Directive: Sift the material for lines containing "matplotlib", and return them.

Provided data:
----
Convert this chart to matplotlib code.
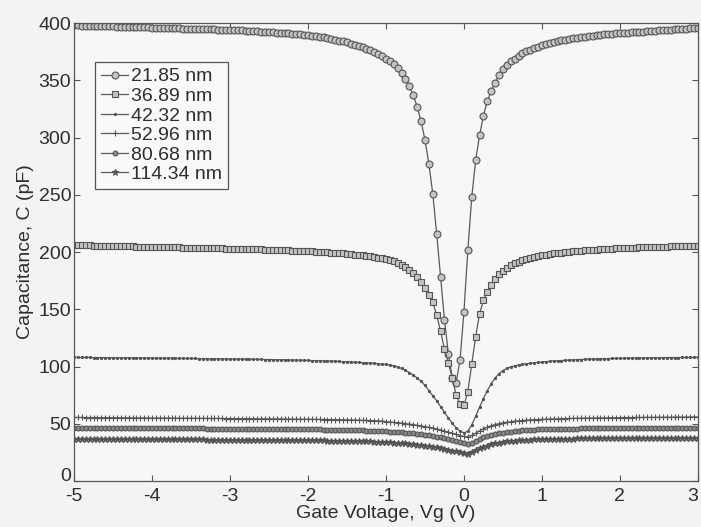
import numpy as np
import matplotlib
matplotlib.use("Agg")
import matplotlib.pyplot as plt

# gate voltage sweep, -5 V to 3 V in 50 mV steps
vg = np.round(np.arange(-5.0, 3.0001, 0.05), 2)

thickness = ["21.85 nm", "36.89 nm", "42.32 nm", "52.96 nm", "80.68 nm", "114.34 nm"]

# capacitance (pF), one row per volt of sweep
c_2185 = [
    398.0, 397.9, 397.8, 397.7, 397.6, 397.5, 397.4, 397.3, 397.2, 397.1, 397.0, 396.9, 396.8, 396.7, 396.6, 396.5, 396.4, 396.3, 396.2, 396.1,
    396.0, 395.9, 395.8, 395.7, 395.6, 395.5, 395.4, 395.3, 395.2, 395.1, 395.0, 394.9, 394.8, 394.7, 394.6, 394.5, 394.4, 394.3, 394.2, 394.1,
    394.0, 393.8, 393.6, 393.5, 393.3, 393.1, 392.9, 392.7, 392.5, 392.3, 392.1, 391.9, 391.6, 391.4, 391.1, 390.9, 390.6, 390.3, 390.0, 389.7,
    389.4, 389.0, 388.6, 388.1, 387.6, 387.0, 386.3, 385.5, 384.7, 383.9, 383.0, 382.0, 381.0, 379.9, 378.8, 377.6, 376.2, 374.7, 373.0, 371.1,
    369.0, 366.5, 364.0, 360.5, 356.5, 351.5, 345.0, 337.0, 327.0, 314.0, 298.0, 277.0, 251.0, 216.0, 178.0, 141.0, 111.0, 90.0, 86.0, 106.0,
    148.0, 202.0, 248.0, 280.0, 302.0, 319.0, 332.0, 341.0, 348.0, 354.5, 360.0, 363.5, 366.5, 369.0, 371.5, 373.5, 375.3, 376.8, 378.2, 379.4,
    380.5, 381.6, 382.6, 383.5, 384.3, 385.0, 385.6, 386.2, 386.7, 387.2, 387.7, 388.1, 388.5, 388.9, 389.3, 389.6, 390.0, 390.3, 390.6, 390.9,
    391.2, 391.4, 391.7, 391.9, 392.2, 392.4, 392.6, 392.9, 393.1, 393.3, 393.6, 393.8, 394.0, 394.3, 394.5, 394.7, 395.0, 395.2, 395.4, 395.7,
    395.9,
]

c_3689 = [
    206.0, 205.9, 205.8, 205.8, 205.7, 205.6, 205.5, 205.5, 205.4, 205.3, 205.2, 205.2, 205.1, 205.0, 204.9, 204.9, 204.8, 204.7, 204.6, 204.6,
    204.5, 204.4, 204.3, 204.3, 204.2, 204.1, 204.0, 204.0, 203.9, 203.8, 203.7, 203.7, 203.6, 203.5, 203.4, 203.4, 203.3, 203.2, 203.1, 203.0,
    203.0, 202.9, 202.8, 202.7, 202.6, 202.5, 202.4, 202.3, 202.2, 202.1, 202.0, 201.9, 201.8, 201.7, 201.6, 201.5, 201.3, 201.2, 201.1, 200.9,
    200.8, 200.6, 200.4, 200.2, 200.0, 199.8, 199.5, 199.3, 199.0, 198.7, 198.4, 198.1, 197.7, 197.4, 197.0, 196.6, 196.1, 195.6, 195.1, 194.6,
    194.0, 193.2, 192.2, 190.8, 189.0, 187.0, 184.5, 181.5, 178.0, 174.0, 168.5, 162.5, 156.0, 145.0, 131.0, 115.0, 103.0, 90.0, 75.0, 67.0,
    66.0, 78.0, 102.0, 126.0, 146.0, 158.0, 165.5, 171.5, 176.5, 180.5, 183.8, 186.3, 188.3, 190.0, 191.5, 192.7, 193.8, 194.8, 195.6, 196.4,
    197.1, 197.7, 198.2, 198.7, 199.1, 199.5, 199.9, 200.2, 200.5, 200.8, 201.1, 201.4, 201.6, 201.9, 202.1, 202.3, 202.5, 202.7, 202.9, 203.1,
    203.3, 203.4, 203.6, 203.7, 203.9, 204.0, 204.1, 204.3, 204.4, 204.5, 204.6, 204.7, 204.8, 204.9, 205.0, 205.1, 205.2, 205.3, 205.4, 205.5,
    205.6,
]

c_4232 = [
    108.0, 108.0, 107.9, 107.9, 107.9, 107.8, 107.8, 107.8, 107.7, 107.7, 107.7, 107.6, 107.6, 107.6, 107.5, 107.5, 107.5, 107.4, 107.4, 107.4,
    107.3, 107.3, 107.3, 107.2, 107.2, 107.2, 107.1, 107.1, 107.1, 107.0, 107.0, 107.0, 106.9, 106.9, 106.8, 106.8, 106.8, 106.7, 106.7, 106.6,
    106.6, 106.5, 106.5, 106.4, 106.4, 106.3, 106.3, 106.2, 106.2, 106.1, 106.1, 106.0, 105.9, 105.9, 105.8, 105.7, 105.7, 105.6, 105.5, 105.4,
    105.3, 105.2, 105.1, 105.0, 104.9, 104.8, 104.7, 104.6, 104.4, 104.3, 104.1, 104.0, 103.8, 103.6, 103.4, 103.2, 103.0, 102.7, 102.4, 102.1,
    101.8, 101.3, 100.6, 99.6, 98.3, 96.7, 94.7, 92.5, 90.0, 87.0, 83.5, 79.0, 74.5, 70.0, 65.0, 60.0, 55.0, 50.5, 46.5, 43.5,
    42.0, 43.5, 49.0, 56.5, 64.5, 72.0, 79.0, 85.0, 90.0, 93.8, 96.5, 98.4, 99.7, 100.6, 101.3, 101.9, 102.4, 102.8, 103.2, 103.6,
    103.9, 104.2, 104.5, 104.8, 105.0, 105.2, 105.4, 105.6, 105.8, 106.0, 106.1, 106.3, 106.4, 106.5, 106.6, 106.7, 106.8, 106.9, 107.0, 107.1,
    107.1, 107.2, 107.3, 107.3, 107.4, 107.4, 107.5, 107.5, 107.6, 107.6, 107.7, 107.7, 107.7, 107.8, 107.8, 107.8, 107.9, 107.9, 107.9, 108.0,
    108.0,
]

c_5296 = [
    55.5, 55.5, 55.5, 55.4, 55.4, 55.4, 55.4, 55.3, 55.3, 55.3, 55.3, 55.2, 55.2, 55.2, 55.2, 55.1, 55.1, 55.1, 55.1, 55.0,
    55.0, 55.0, 55.0, 54.9, 54.9, 54.9, 54.9, 54.8, 54.8, 54.8, 54.8, 54.7, 54.7, 54.7, 54.7, 54.6, 54.6, 54.6, 54.6, 54.5,
    54.5, 54.5, 54.5, 54.4, 54.4, 54.4, 54.4, 54.3, 54.3, 54.3, 54.3, 54.2, 54.2, 54.2, 54.1, 54.1, 54.1, 54.0, 54.0, 53.9,
    53.9, 53.9, 53.8, 53.8, 53.7, 53.7, 53.6, 53.6, 53.5, 53.4, 53.4, 53.3, 53.2, 53.1, 53.0, 52.9, 52.8, 52.6, 52.5, 52.3,
    51.8, 51.5, 51.2, 50.9, 50.5, 50.1, 49.7, 49.2, 48.7, 48.1, 47.5, 46.8, 46.1, 45.3, 44.5, 43.6, 42.7, 41.7, 40.7, 39.7,
    38.9, 38.6, 39.8, 41.8, 43.8, 45.6, 47.1, 48.3, 49.3, 50.1, 50.8, 51.3, 51.8, 52.2, 52.5, 52.8, 53.1, 53.3, 53.5, 53.7,
    53.8, 54.0, 54.1, 54.2, 54.3, 54.4, 54.5, 54.6, 54.7, 54.7, 54.8, 54.9, 54.9, 55.0, 55.0, 55.1, 55.1, 55.2, 55.2, 55.3,
    55.3, 55.4, 55.4, 55.4, 55.5, 55.5, 55.5, 55.6, 55.6, 55.6, 55.7, 55.7, 55.7, 55.7, 55.8, 55.8, 55.8, 55.8, 55.9, 55.9,
    55.9,
]

c_8068 = [
    46.5, 46.5, 46.5, 46.5, 46.4, 46.4, 46.4, 46.4, 46.4, 46.3, 46.3, 46.3, 46.3, 46.3, 46.2, 46.2, 46.2, 46.2, 46.2, 46.1,
    46.1, 46.1, 46.1, 46.1, 46.0, 46.0, 46.0, 46.0, 46.0, 45.9, 45.9, 45.9, 45.9, 45.9, 45.8, 45.8, 45.8, 45.8, 45.8, 45.7,
    45.7, 45.7, 45.7, 45.6, 45.6, 45.6, 45.6, 45.5, 45.5, 45.5, 45.5, 45.4, 45.4, 45.4, 45.3, 45.3, 45.3, 45.2, 45.2, 45.1,
    45.1, 45.1, 45.0, 45.0, 44.9, 44.9, 44.8, 44.8, 44.7, 44.6, 44.6, 44.5, 44.4, 44.3, 44.2, 44.1, 44.0, 43.9, 43.8, 43.6,
    43.4, 43.2, 43.0, 42.8, 42.5, 42.2, 41.9, 41.6, 41.2, 40.8, 40.4, 39.9, 39.4, 38.8, 38.2, 37.5, 36.8, 36.0, 35.1, 34.1,
    33.2, 32.6, 33.4, 35.0, 36.6, 38.0, 39.2, 40.2, 41.0, 41.7, 42.3, 42.8, 43.2, 43.6, 43.9, 44.2, 44.4, 44.6, 44.8, 45.0,
    45.1, 45.2, 45.3, 45.4, 45.5, 45.6, 45.7, 45.7, 45.8, 45.8, 45.9, 45.9, 46.0, 46.0, 46.1, 46.1, 46.1, 46.2, 46.2, 46.2,
    46.3, 46.3, 46.3, 46.3, 46.4, 46.4, 46.4, 46.4, 46.4, 46.5, 46.5, 46.5, 46.5, 46.5, 46.5, 46.6, 46.6, 46.6, 46.6, 46.6,
    46.6,
]

c_11434 = [
    36.8, 36.8, 36.8, 36.8, 36.7, 36.7, 36.7, 36.7, 36.7, 36.7, 36.6, 36.6, 36.6, 36.6, 36.6, 36.6, 36.5, 36.5, 36.5, 36.5,
    36.5, 36.5, 36.4, 36.4, 36.4, 36.4, 36.4, 36.4, 36.3, 36.3, 36.3, 36.3, 36.3, 36.3, 36.2, 36.2, 36.2, 36.2, 36.2, 36.1,
    36.1, 36.1, 36.1, 36.1, 36.0, 36.0, 36.0, 36.0, 35.9, 35.9, 35.9, 35.9, 35.8, 35.8, 35.8, 35.7, 35.7, 35.7, 35.6, 35.6,
    35.6, 35.5, 35.5, 35.4, 35.4, 35.3, 35.3, 35.2, 35.2, 35.1, 35.0, 35.0, 34.9, 34.8, 34.7, 34.6, 34.5, 34.4, 34.3, 34.1,
    34.0, 33.8, 33.6, 33.4, 33.1, 32.8, 32.5, 32.2, 31.8, 31.4, 31.0, 30.5, 30.0, 29.4, 28.8, 28.1, 27.4, 26.6, 25.8, 24.9,
    24.2, 24.0, 25.2, 26.8, 28.4, 29.8, 31.0, 32.0, 32.8, 33.5, 34.0, 34.5, 34.9, 35.2, 35.5, 35.8, 36.0, 36.2, 36.3, 36.5,
    36.6, 36.7, 36.8, 36.8, 36.9, 37.0, 37.0, 37.1, 37.1, 37.2, 37.2, 37.2, 37.3, 37.3, 37.3, 37.4, 37.4, 37.4, 37.4, 37.5,
    37.5, 37.5, 37.5, 37.5, 37.6, 37.6, 37.6, 37.6, 37.6, 37.6, 37.7, 37.7, 37.7, 37.7, 37.7, 37.7, 37.7, 37.8, 37.8, 37.8,
    37.8,
]

curves = [c_2185, c_3689, c_4232, c_5296, c_8068, c_11434]
markers = ["o", "s", ".", "+", "o", "*"]
msizes = [5, 5, 3, 5, 3.5, 5]
faces = ["#c4c4c4", "#c4c4c4", "#505050", "#505050", "#8a8a8a", "#505050"]

plt.rcParams["font.family"] = ["Liberation Sans", "DejaVu Sans"]
plt.rcParams["font.size"] = 14
plt.rcParams["axes.unicode_minus"] = False
ink = "#2e2e2e"
plt.rcParams["text.color"] = ink
plt.rcParams["axes.labelcolor"] = ink
plt.rcParams["xtick.color"] = "#555555"
plt.rcParams["ytick.color"] = "#555555"
plt.rcParams["xtick.labelcolor"] = ink
plt.rcParams["ytick.labelcolor"] = ink

fig = plt.figure(figsize=(7.01, 5.27), dpi=100, facecolor="#f3f3f3")
ax = fig.add_axes([0.1056, 0.0873, 0.890, 0.869], facecolor="#f7f7f7")

for c, lab, m, ms, fc in zip(curves, thickness, markers, msizes, faces):
    ax.plot(vg, c, color="#5a5a5a", lw=0.9, marker=m, ms=ms,
            mfc=fc, mec="#555555", mew=0.8, label=lab)

ax.set_xlim(-5, 3)
ax.set_ylim(0, 400)
ax.set_xticks(np.arange(-5, 4, 1))
ax.set_yticks(np.arange(0, 401, 50))
ax.tick_params(direction="in", top=True, right=True, length=4, width=0.8)
ax.tick_params(axis="x", pad=5)
ax.tick_params(axis="y", pad=2)
for s in ax.spines.values():
    s.set_color("#555555")
    s.set_linewidth(0.9)

# keep the last x label inside the figure edge, and lift the y "0"
# so it clears the "-5" under the corner
ax.get_xticklabels()[-1].set_horizontalalignment("right")
ax.get_yticklabels()[0].set_verticalalignment("baseline")

ax.set_xlabel("Gate Voltage, Vg (V)", labelpad=0)
ax.set_ylabel("Capacitance, C (pF)", labelpad=3)

leg = ax.legend(loc="upper left", bbox_to_anchor=(0.034, 0.915),
                borderaxespad=0, fancybox=False, framealpha=1,
                labelspacing=0.1, handlelength=1.4, handletextpad=0.15,
                borderpad=0.3)
leg.get_frame().set_edgecolor("#555555")
leg.get_frame().set_facecolor("#f9f9f9")
leg.get_frame().set_linewidth(0.9)

fig.savefig("out.png", dpi=100, facecolor=fig.get_facecolor())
----
Solution:
Convert this chart to matplotlib code.
import matplotlib
matplotlib.use("Agg")
import matplotlib.pyplot as plt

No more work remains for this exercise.